HONG KONG (Reuters) – An investor consortium led by U.S. buyout giant Kohlberg Kravis Roberts & Co announced on Wednesday that it poured a combined $160 million into a Chinese financial leasing firm to help it expand business. Besides KKR, other investors in the consortium include the Government of Singapore Investment Corp (GIC), the city-state’s sovereign wealth fund, and China International Capital Corp, an investment banking joint venture one-third owned by Wall Street bank Morgan Stanley (MS.N), according to a joint statement.
After the deal, state-owned Sinochem Group will retain a controlling stake in International Far Eastern Leasing Co Ltd, based in Shanghai, China’s financial hub.
“We look forward to fully utilising our financial services industry expertise and global network to support the company as it continues to grow and develop into a world-class financial institution,” said David Liu, head of Greater China for KKR.

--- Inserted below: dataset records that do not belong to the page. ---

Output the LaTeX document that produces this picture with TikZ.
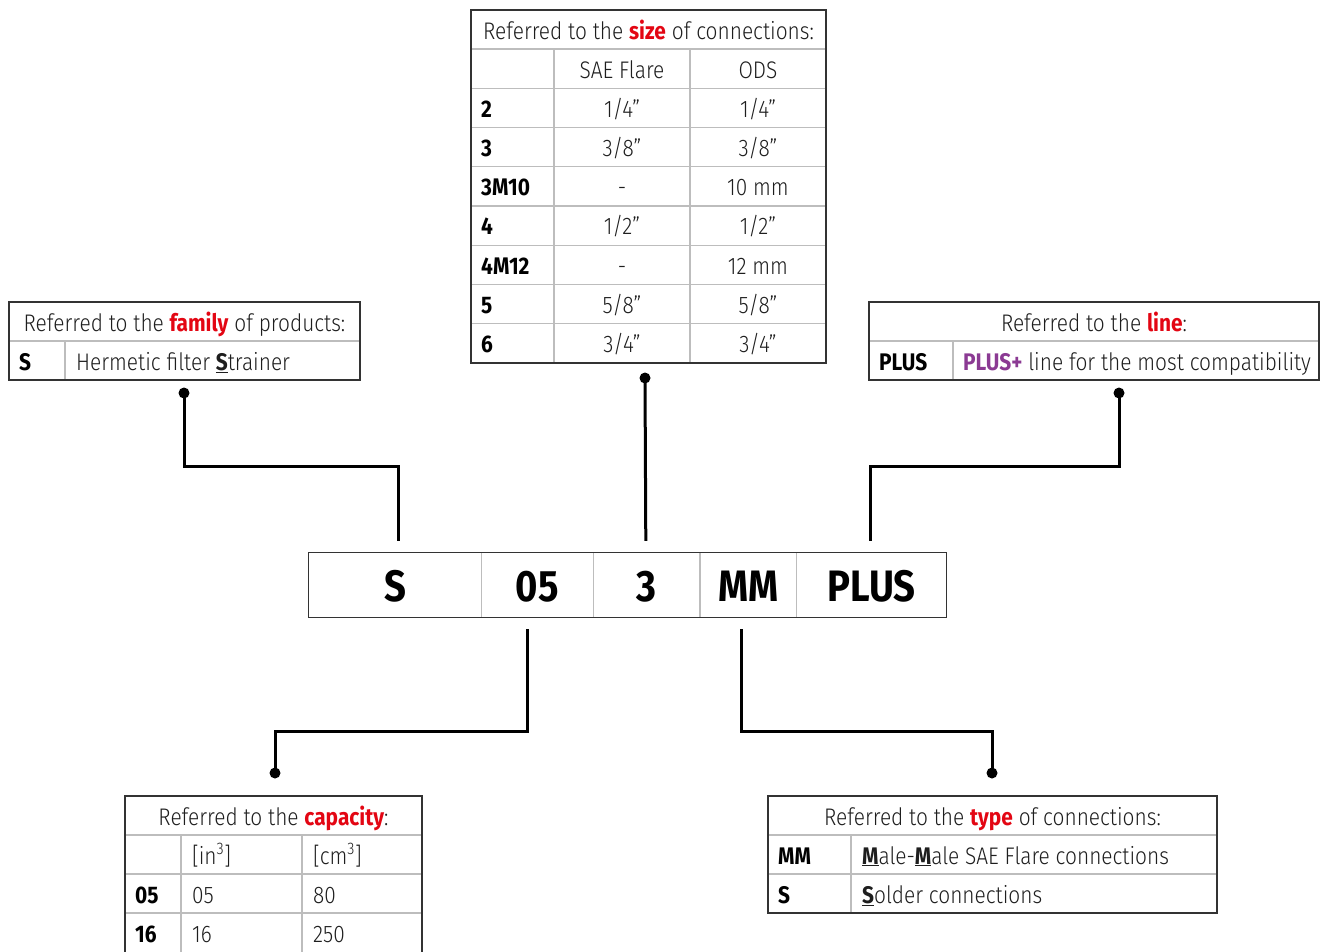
\documentclass[tikz,border=0pt]{standalone}
\usepackage{fontspec}
\setmainfont{Fira Sans}[UprightFont={* Light}, BoldFont={* Bold}, FakeStretch=0.87]
\usepackage{xcolor}
\usepackage{tikz}
\usetikzlibrary{positioning}
\definecolor{accent}{HTML}{E30613}
\definecolor{plus}{HTML}{8B3A93}
\definecolor{ink}{HTML}{1E1E1E}
\definecolor{rule}{HTML}{BDBDBD}
\definecolor{edge}{HTML}{333333}
\tikzset{
	frame/.style={draw=edge, line width=1.3pt},
	grid/.style={draw=rule, line width=1.2pt},
	link/.style={draw=black, line width=3pt},
	dot/.style={circle, fill=black, inner sep=0pt, minimum size=11pt},
	txt/.style={anchor=base, inner sep=0pt, text=ink, font=\fontsize{24}{28}\selectfont},
	left txt/.style={txt, anchor=base west},
	key/.style={txt, anchor=base west, text=black, font=\fontsize{24}{28}\selectfont\bfseries},
	cell/.style={inner sep=0pt, minimum height=64pt, text height=33pt, text depth=0pt,
		font=\fontsize{44}{48}\selectfont\bfseries}
}
\newcommand{\hl}[1]{\textcolor{accent}{\textbf{#1}}}

\begin{document}
\begin{tikzpicture}[x=1pt,y=-1pt]
	\useasboundingbox (0,0) rectangle (1325,951);

	% code
	\node [cell,minimum width=172pt] (c1) at (395,585) {S};
	\node [cell,minimum width=112pt,right=0pt of c1] (c2) {05};
	\node [cell,minimum width=106pt,right=0pt of c2] (c3) {3};
	\node [cell,minimum width=96pt,right=0pt of c3] (c4) {MM};
	\node [cell,minimum width=150pt,right=0pt of c4] (c5) {PLUS};
	\foreach \n in {c1,c2,c3,c4}
		\draw [grid] (\n.north east) -- (\n.south east);
	\draw [frame] (c1.north west) rectangle (c5.south east);

	% family
	\draw [grid] (9,341) -- (360,341) (65,341) -- (65,380);
	\draw [frame] (9,302) rectangle (360,380);
	\node [txt] (fam) at (184.5,331) {Referred to the \hl{family} of products:};
	\node [key] (famk) at (19,370) {S};
	\node [left txt] (famv) at (76,370) {Hermetic filter \underline{\textbf{S}}trainer};

	% size
	\foreach \i in {0,...,7}
		\draw [grid] (471,49+\i*39.25) -- (826,49+\i*39.25);
	\draw [grid] (554,49) -- (554,363) (690,49) -- (690,363);
	\draw [frame] (471,10) rectangle (826,363);
	\node [txt] (size) at (648.5,39) {Referred to the \hl{size} of connections:};
	\node [txt] (sae) at (622,78) {SAE Flare};
	\node [txt] (ods) at (758,78) {ODS};
	\foreach \k/\a/\b [count=\i from 0] in {2/{1/4”}/{1/4”}, 3/{3/8”}/{3/8”},
			3M10/-/10 mm, 4/{1/2”}/{1/2”}, 4M12/-/12 mm, 5/{5/8”}/{5/8”}, 6/{3/4”}/{3/4”}}{
		\node [key] (sk\i) at (481,117+\i*39.25) {\k};
		\node [txt] (sa\i) at (622,117+\i*39.25) {\a};
		\node [txt] (so\i) at (758,117+\i*39.25) {\b};
	}

	% line
	\draw [grid] (869,341) -- (1319,341) (953,341) -- (953,380);
	\draw [frame] (869,302) rectangle (1319,380);
	\node [txt] (line) at (1094,331) {Referred to the \hl{line}:};
	\node [key] (linek) at (879,370) {PLUS};
	\node [left txt] (linev) at (963,370) {\textcolor{plus}{\textbf{PLUS+}} line for the most compatibility};

	% capacity
	\draw [grid] (125,835) -- (422,835) (125,874) -- (422,874) (125,913) -- (422,913);
	\draw [grid] (181,835) -- (181,1000) (302,835) -- (302,1000);
	\draw [frame] (125,796) rectangle (422,1000);
	\node [txt] (cap) at (273.5,825) {Referred to the \hl{capacity}:};
	\node [left txt] (capin) at (192,864) {[in\textsuperscript{3}]};
	\node [left txt] (capcm) at (313,864) {[cm\textsuperscript{3}]};
	\foreach \k/\a/\b [count=\i from 0] in {05/05/80, 16/16/250}{
		\node [key] (ck\i) at (135,903+\i*39) {\k};
		\node [left txt] (ca\i) at (192,903+\i*39) {\a};
		\node [left txt] (cb\i) at (313,903+\i*39) {\b};
	}

	% type
	\draw [grid] (768,835) -- (1217,835) (768,874) -- (1217,874) (851,835) -- (851,913);
	\draw [frame] (768,796) rectangle (1217,913);
	\node [txt] (type) at (992.5,825) {Referred to the \hl{type} of connections:};
	\node [key] (tk0) at (778,864) {MM};
	\node [left txt] (tv0) at (862,864) {\underline{\textbf{M}}ale-\underline{\textbf{M}}ale SAE Flare connections};
	\node [key] (tk1) at (778,903) {S};
	\node [left txt] (tv1) at (862,903) {\underline{\textbf{S}}older connections};

	% connectors
	\node [dot] (famdot) at (184,393) {};
	\node [dot] (sizedot) at (645,378) {};
	\node [dot] (linedot) at (1119,393) {};
	\node [dot] (capdot) at (275,773) {};
	\node [dot] (typedot) at (992,773) {};
	\draw [link] (famdot.center) -- ++(0,73) -| ([shift={(3,-12)}]c1.north);
	\draw [link] (sizedot.center) -- ([shift={(-1,-12)}]c3.north);
	\draw [link] (linedot.center) -- ++(0,73) -| ([shift={(-1,-12)}]c5.north);
	\draw [link] ([shift={(-10,12)}]c2.south) -- ++(0,102) -| (capdot.center);
	\draw [link] ([shift={(-7,12)}]c4.south) -- ++(0,102) -| (typedot.center);
\end{tikzpicture}
\end{document}
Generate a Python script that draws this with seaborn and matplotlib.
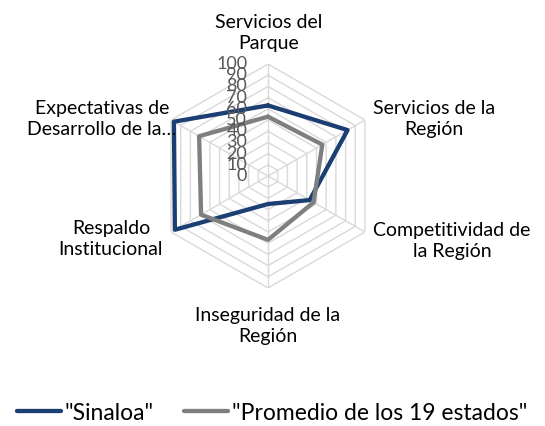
import numpy as np
import pandas as pd
import matplotlib
matplotlib.use("Agg")
import matplotlib.pyplot as plt
from matplotlib.lines import Line2D
import seaborn as sns

# ----------------------------------------
# DATA
# ----------------------------------------
categorias = [
    "Servicios del\nParque",
    "Servicios de la\nRegión",
    "Competitividad de\nla Región",
    "Inseguridad de la\nRegión",
    "Respaldo\nInstitucional",
    "Expectativas de\nDesarrollo de la…",
]
sinaloa = [63, 82, 43, 25, 96, 97]
promedio = [53, 56, 47, 57, 69, 71]
series = ['"Sinaloa"', '"Promedio de los 19 estados"']
niveles = [0, 10, 20, 30, 40, 50, 60, 70, 80, 90, 100]

# label anchor points (figure pixels, from top-left)
pos_labels = [(269, 33), (434, 119), (452, 241), (268, 326), (111, 239), (102, 119)]

colores = {series[0]: "#1B3F73", series[1]: "#7F7F7F"}
FONT = ["Lato", "DejaVu Sans"]

sns.set_style("white")
plt.rcParams["font.family"] = FONT

# ----------------------------------------
# BUILD LONG TABLE (closed polygons)
# ----------------------------------------
n = len(categorias)
ang = np.linspace(0, 2 * np.pi, n, endpoint=False)
ang_c = np.append(ang, 2 * np.pi)
rows = []
for nombre, vals in zip(series, [sinaloa, promedio]):
    vv = list(vals) + [vals[0]]
    for i, (t, v) in enumerate(zip(ang_c, vv)):
        rows.append({"serie": nombre, "theta": t, "valor": v, "orden": i})
df = pd.DataFrame(rows)

# ----------------------------------------
# FIGURE
# ----------------------------------------
W, H = 545, 426
fig = plt.figure(figsize=(W / 100, H / 100), dpi=100)
cx, cy, R = 268, 176, 112
ax = fig.add_axes([(cx - R) / W, 1 - (cy + R) / H, 2 * R / W, 2 * R / H],
                  projection="polar")
ax.set_theta_offset(np.pi / 2)
ax.set_theta_direction(-1)
ax.set_ylim(0, 100)
ax.grid(False)
ax.spines["polar"].set_visible(False)
ax.patch.set_alpha(0)

# hexagonal grid + spokes
for lv in niveles[1:]:
    ax.plot(ang_c, [lv] * len(ang_c), color="#D9D9D9", lw=1, zorder=1)
for t in ang:
    ax.plot([t, t], [0, 100], color="#D9D9D9", lw=1, zorder=1)

sns.lineplot(data=df, x="theta", y="valor", hue="serie", palette=colores,
             sort=False, estimator=None, units="serie", linewidth=3.1,
             legend=False, ax=ax, zorder=3)
ax.set_xlabel("")
ax.set_ylabel("")
ax.set_xticks([])
ax.set_yticks([])
ax.set_ylim(0, 100)

# radial tick labels
for lv in niveles:
    ax.annotate(str(lv), xy=(0, lv), xytext=(-15, 0), textcoords="offset points",
                ha="right", va="center", fontsize=13, color="#595959", zorder=4)

# category labels
for txt, (px, py) in zip(categorias, pos_labels):
    fig.text(px / W, 1 - py / H, txt, ha="center", va="center",
             fontsize=14, color="#000000", linespacing=1.3)

# legend
handles = [Line2D([0], [0], color=colores[s], lw=3.1) for s in series]
fig.legend(handles, series, loc="center", bbox_to_anchor=(272 / W, 1 - 413 / H),
           ncol=2, frameon=False, fontsize=16.5, handlelength=1.95,
           handletextpad=0.15, columnspacing=1.3, labelcolor="#000000")

fig.savefig("out.png", dpi=100)
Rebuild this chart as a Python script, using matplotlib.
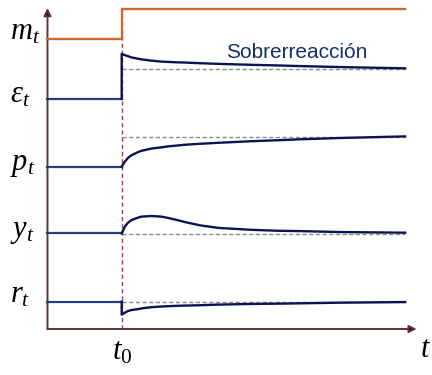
import matplotlib
matplotlib.use("Agg")
import matplotlib.pyplot as plt

plt.rcParams['mathtext.fontset'] = 'custom'
plt.rcParams['mathtext.it'] = 'Liberation Serif:italic'
plt.rcParams['mathtext.rm'] = 'Liberation Serif'
plt.rcParams['mathtext.bf'] = 'Liberation Serif:bold'

# ---------------- data ----------------
t_shock = 2.0          # t0
t_end = 9.64
t_pre = [0.0, 2.0]

# time samples after the shock
t_post = [2.0, 2.09, 2.17, 2.26, 2.44, 2.53, 2.80, 3.07, 3.25, 3.44,
          3.71, 4.11, 4.60, 5.49, 6.21, 6.81, 7.88, 9.64]

# money supply
m_before = 9.04
m_after = 9.97

# exchange rate (overshooting)
eps_before = 7.17
eps_long = 8.11
eps_post = [8.57, 8.53, 8.50, 8.46, 8.42, 8.40, 8.36, 8.33, 8.32, 8.31,
            8.30, 8.28, 8.26, 8.23, 8.21, 8.19, 8.16, 8.12]

# prices
p_before = 5.06
p_long = 5.99
p_post = [5.06, 5.22, 5.33, 5.41, 5.51, 5.55, 5.62, 5.66, 5.69, 5.71,
          5.74, 5.77, 5.80, 5.85, 5.88, 5.91, 5.95, 6.00]

# output
y_before = 2.98
y_long = 2.97
y_post = [2.98, 3.20, 3.31, 3.39, 3.47, 3.50, 3.52, 3.50, 3.46, 3.41,
          3.33, 3.23, 3.15, 3.09, 3.06, 3.05, 3.02, 3.00]

# interest rate
r_before = 0.85
r_long = 0.85
r_post = [0.45, 0.51, 0.56, 0.59, 0.62, 0.64, 0.68, 0.70, 0.71, 0.72,
          0.73, 0.74, 0.76, 0.78, 0.79, 0.80, 0.82, 0.84]

labels = [r'$m_t$', r'$\varepsilon_t$', r'$p_t$', r'$y_t$', r'$r_t$']
label_levels = [9.03, 7.07, 4.95, 2.87, 0.81]
annotation = 'Sobrerreacción'

# ---------------- styles ----------------
ORANGE = '#cd6a33'
NAVY = '#0b1352'
BLUE_PRE = '#213f7c'
AXIS = '#5b3434'
GREY = '#8a8a8a'
RED = '#a83a3a'

fig = plt.figure(figsize=(4.32, 3.75), dpi=100)
ax = fig.add_axes([0, 0, 1, 1])
ax.set_xlim(-1.28, 10.364)
ax.set_ylim(-1.433, 10.249)
ax.axis('off')

# axes with arrows
ax.annotate('', xy=(0, 10.0), xytext=(0, 0),
            arrowprops=dict(arrowstyle='-|>', color=AXIS, lw=1.4,
                            mutation_scale=11, shrinkA=0, shrinkB=0,
                            fc='#3a0808', ec=AXIS))
ax.annotate('', xy=(9.95, 0), xytext=(0, 0),
            arrowprops=dict(arrowstyle='-|>', color=AXIS, lw=1.4,
                            mutation_scale=11, shrinkA=0, shrinkB=0,
                            fc='#3a0808', ec=AXIS))

# t0 vertical dashed line
ax.plot([t_shock, t_shock], [0, 10.0], color=RED, lw=1.0,
        dashes=(3, 2.2), zorder=2)

# long run reference levels
for lvl in [eps_long, p_long, y_long, r_long]:
    ax.plot([t_shock, t_end], [lvl, lvl], color=GREY, lw=1.0,
            dashes=(3, 1.8), zorder=2)

# money
ax.plot([t_pre[0], t_shock, t_shock, t_end],
        [m_before, m_before, m_after, m_after],
        color=ORANGE, lw=1.7, zorder=4, solid_joinstyle='miter')

# pre-shock levels
for lvl in [eps_before, p_before, y_before, r_before]:
    ax.plot(t_pre, [lvl, lvl], color=BLUE_PRE, lw=1.6, zorder=4)

# post-shock paths
ax.plot([t_shock] + t_post, [eps_before] + eps_post, color=NAVY, lw=1.7,
        zorder=5, solid_joinstyle='round')
ax.plot(t_post, p_post, color=NAVY, lw=1.7, zorder=5,
        solid_joinstyle='round')
ax.plot(t_post, y_post, color=NAVY, lw=1.7, zorder=5,
        solid_joinstyle='round')
ax.plot([t_shock] + t_post, [r_before] + r_post, color=NAVY, lw=1.7,
        zorder=5, solid_joinstyle='round')

# labels
for lab, lvl in zip(labels, label_levels):
    ax.text(-1.0, lvl, lab, fontsize=22, ha='left', va='baseline',
            color='black')

ax.text(t_shock, -0.96, r'$t_0$', fontsize=22, ha='center', va='baseline')
ax.text(10.2, -0.87, r'$t$', fontsize=22, ha='center', va='baseline')

ax.text(4.81, 8.44, annotation, fontsize=15, family='Liberation Sans',
        color='#1b2d6e', ha='left', va='baseline')

fig.savefig('out.png', dpi=100)
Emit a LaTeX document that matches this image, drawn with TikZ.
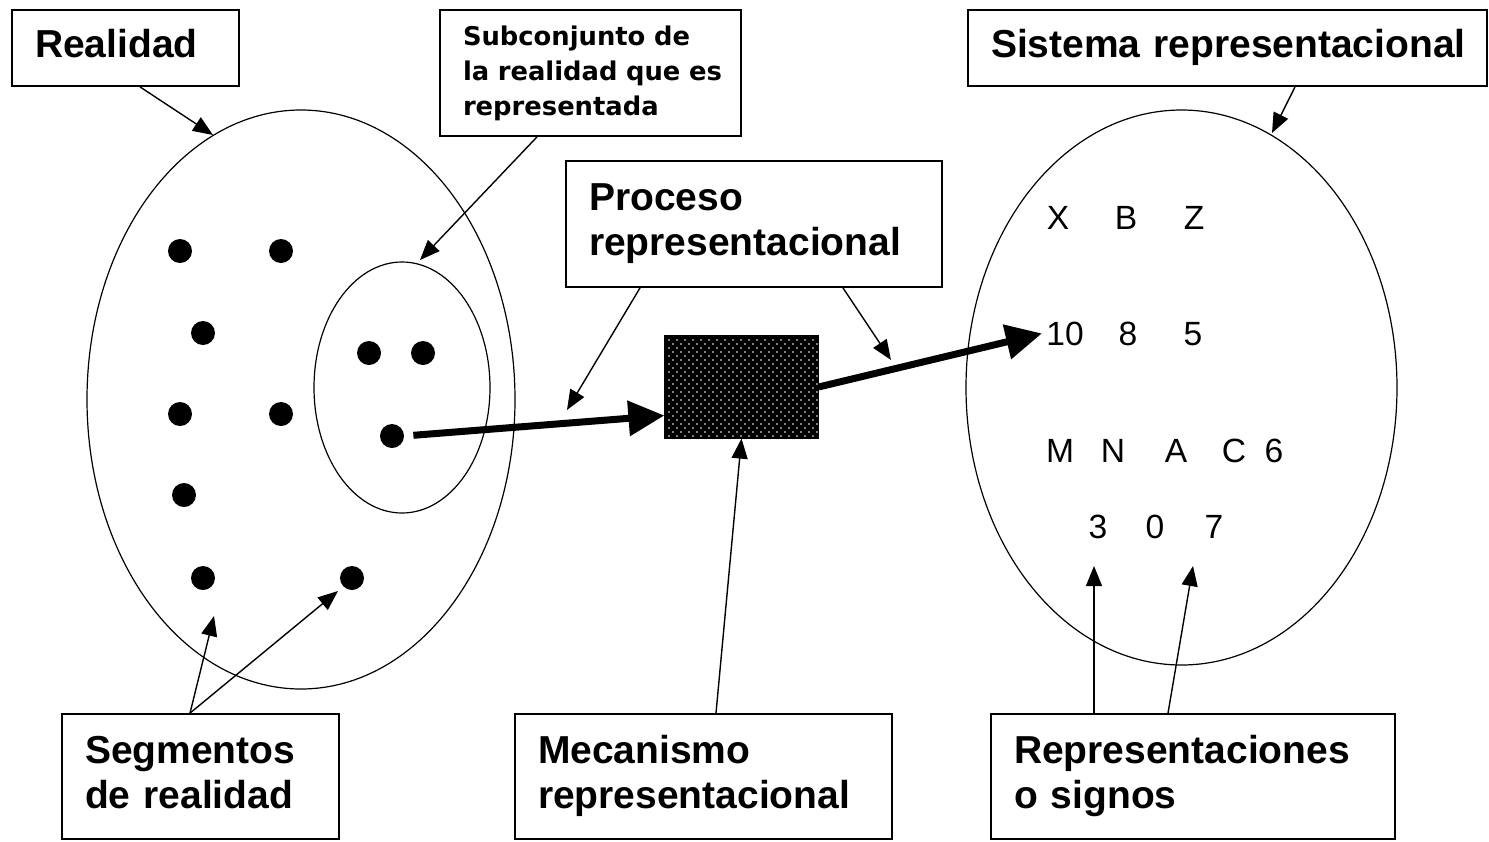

KKR has long-time investment experience in the global financial service sector.
Liu, a Columbia University graduate, joined KKR in 2006 from Morgan Stanley where, as its co-head of Asia private equity business, he led landmark deals including buying a stake in Ping An Insurance (601318.SS) (2318.HK), China’s No. 2 life insurer.
The statement did not give any further financial details but a source familiar with the situation said the investor group led by KKR can own around 30 percent of Far Eastern after the firm issued new shares in a private placement and thereby expanded its capital base. Far Eastern and KKR declined to comment.
China has more than 100 small and big financial leasing companies, but only a few are actively engaged in the business. Some small financial leasing companies have held a licence without doing a major lending deal for years.
Beijing is promoting its financial leasing business, which some analysts said would have huge market potential due to a lack of financing channels for enterprises in China where regular bank lending service is strictly guided by the central bank.
China’s Big Four banks led by Industrial and Commercial Bank of China (601398.SS) (1398.HK), now the world’s largest bank by market value, hold a combined around 50 percent market share of domestic loans, mostly for big state-owned enterprises.
“Financial leasing is an emerging business in China. Banks often want to do big loan businesses but now profit margins from big loans for big state-owned enterprises is in fact very small, while the financing demand for small- and medimum-sized private enterprises (SMEs) is huge,” said the source.
Far Eastern, which the source said has more than 400 employees, seeks to provide financing solutions for its clients with specific industry focus and is particularly keen on China’s fast-growing SMEs, which already contribute to more than half of China’s annual economic growth.
Far Eastern targets sectors with stable cash flow and sustainable growth potential, including those in the medical, printing, education, infrastructure construction, shipping, and machine tool sectors, the statement said.